As its residents are well aware, spring time comes and goes very quickly in Manhattan. First it rains, then everything blooms at once, then it gets scorching hot. Early May is a sweet spot for temperate weather. I was lucky to spend a week in the city this May, and it did not disappoint. The townhouses in my mother’s neighborhood were covered in lilac blossoms, and the brave were out riding bicycles up First Avenue.
The neighborhood in which I came of age, the East Village, has changed dramatically over the past few decades. Retail establishments, especially restaurants, have a very brief life span—barring a few holdouts that have managed to stay relevant. I tried to patronize a shoe store that’s been in business almost forever, for example, and found a construction site instead (below middle). More significant changes have occurred closer to Astor Place and Cooper Square, where luxury towers were erected in the 2000s and the street grid was altered. There is now no road in front of my old building, just an expansive, and not very attractive, plaza. (There’s no service access in the rear either… it’s a stranded building.) While I dislike the plaza’s industrial pipe railings around clusters of dirt and grass, I did see fireflies there at twilight.
Typically when I go to New York I fill up my time with necessary tasks. Over the past few months I’ve tried a new tactic: incorporating one fun thing to serve as an outlet. Art museums used to be that thing, but these days they feel more like work.
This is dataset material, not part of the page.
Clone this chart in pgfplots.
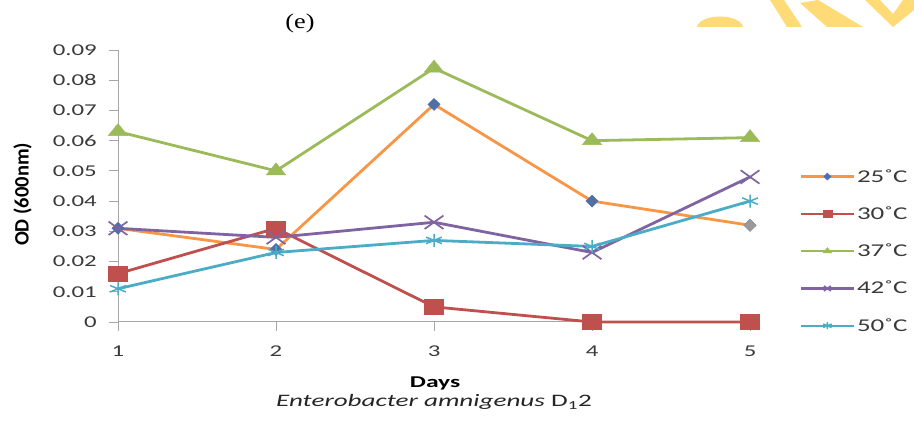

I’ve become a fan of a particular podcast over the past couple of years—Mission to Zyxx—a science fiction-rooted improvisational comedy with great sound design. When I’m in town I try to see the cast members’ live shows or the occasional live performance of the podcast. This May I saw Alden Ford and Justin Tyler host UCB at Subculture, which is essentially a stand-up variety hour. Alden plays main character Pleck Decksetter on Mission to Zyxx, and Justin has collaborated several times as Pleck’s mentor, Derf. It was really great to laugh and relax and hang out with these two very talented performers and very nice people. They’re hilarious too.
The venue, Subculture, on Bleecker Street just west of the Bowery, dates from the turn of the twentieth century. In this era in this neighborhood (called “Noho” for “north of Houston”1), and in much of Soho as well,2 there was a flurry of cast iron architecture, wherein iron substituted for stone as ornament on the façade. These buildings have steel frames, which allowed for greater floor-to-floor heights and larger windows then in previous commercial buildings; the raw materials for today’s opulent lofts. This steel was heavy—lots of iron. Subculture is located in the basement, where the footings of these structural columns are exposed (see the image above). I’ve never actually observed these footings before, even though the building where I grew up has the same structural system.
The image at the top of this post shows the Manhattan skyline set against that of Long Island City, in Queens, taken from the Amtrak train. I hope to be back in the city soon.